▸ **Exercise instructions**: Take every line from the first down to the line with "const bh = y.bandwidth();" and set it down exactly, without the pictures.

▸ **Material provided**:
•••••

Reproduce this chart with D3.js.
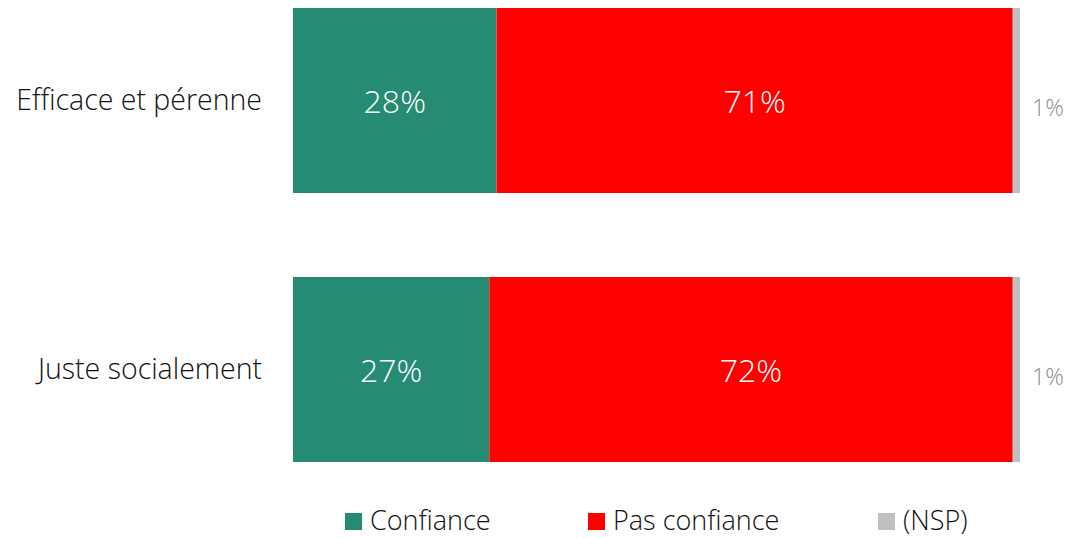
<!DOCTYPE html>
<html>
<head>
<meta charset="utf-8">
<script src="https://d3js.org/d3.v7.min.js"></script>
<style>
  body { margin: 0; background: #fff; }
  svg text { font-family: "Open Sans", "Lato", sans-serif; font-weight: 300; }
</style>
</head>
<body>
<svg width="1068" height="538"></svg>
<script>
// data
const categories = ["Efficace et pérenne", "Juste socialement"];
const series = ["Confiance", "Pas confiance", "(NSP)"];
const confiance = [28, 27];
const pasConfiance = [71, 72];
const nsp = [1, 1];
const colors = ["#268b73", "#ff0000", "#c0c0c0"];

const svg = d3.select("svg");
const rows = categories.map((c, i) => ({ cat: c, vals: [confiance[i], pasConfiance[i], nsp[i]] }));

const x = d3.scaleLinear().domain([0, 100]).range([293, 1020]);
const y = d3.scaleBand().domain(categories).range([8, 462]).paddingInner(84 / 269).paddingOuter(0);
const bh = y.bandwidth();

// stacked bars
rows.forEach(r => {
  let acc = 0;
  const g = svg.append("g");
  const cy = y(r.cat) + bh / 2;
  r.vals.forEach((v, k) => {
    const x0 = x(acc), x1 = x(acc + v);
    acc += v;
    g.append("rect")
      .attr("x", x0).attr("y", y(r.cat))
      .attr("width", x1 - x0).attr("height", bh)
      .attr("fill", colors[k]);
    if (k < 2) {
      g.append("text")
        .attr("x", (x0 + x1) / 2).attr("y", cy)
        .attr("text-anchor", "middle").attr("dominant-baseline", "central")
        .attr("fill", "#fff").attr("font-size", 32)
        .text(v + "%");
    } else {
      g.append("text")
        .attr("x", x1 + 12).attr("y", cy + 6)
        .attr("dominant-baseline", "central")
        .attr("fill", "#8c8c8c").attr("font-size", 23)
        .text(v + "%");
    }
  });
  svg.append("text")
    .attr("x", 262).attr("y", cy - 2)
    .attr("text-anchor", "end").attr("dominant-baseline", "central")
    .attr("fill", "#111").attr("font-size", 28.5)
    .text(r.cat);
});

// legend
const legendX = [345, 588, 878];
const lg = svg.append("g");
series.forEach((s, k) => {
  lg.append("rect").attr("x", legendX[k]).attr("y", 513).attr("width", 17).attr("height", 17).attr("fill", colors[k]);
  lg.append("text").attr("x", legendX[k] + 25).attr("y", 519)
    .attr("dominant-baseline", "central").attr("font-size", 27).attr("fill", "#111")
    .text(s);
});
</script>
</body>
</html>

•••••

▸ **Correct response**:
Reproduce this chart with D3.js.
<!DOCTYPE html>
<html>
<head>
<meta charset="utf-8">
<script src="https://d3js.org/d3.v7.min.js"></script>
<style>
  body { margin: 0; background: #fff; }
  svg text { font-family: "Open Sans", "Lato", sans-serif; font-weight: 300; }
</style>
</head>
<body>
<svg width="1068" height="538"></svg>
<script>
// data
const categories = ["Efficace et pérenne", "Juste socialement"];
const series = ["Confiance", "Pas confiance", "(NSP)"];
const confiance = [28, 27];
const pasConfiance = [71, 72];
const nsp = [1, 1];
const colors = ["#268b73", "#ff0000", "#c0c0c0"];

const svg = d3.select("svg");
const rows = categories.map((c, i) => ({ cat: c, vals: [confiance[i], pasConfiance[i], nsp[i]] }));

const x = d3.scaleLinear().domain([0, 100]).range([293, 1020]);
const y = d3.scaleBand().domain(categories).range([8, 462]).paddingInner(84 / 269).paddingOuter(0);
const bh = y.bandwidth();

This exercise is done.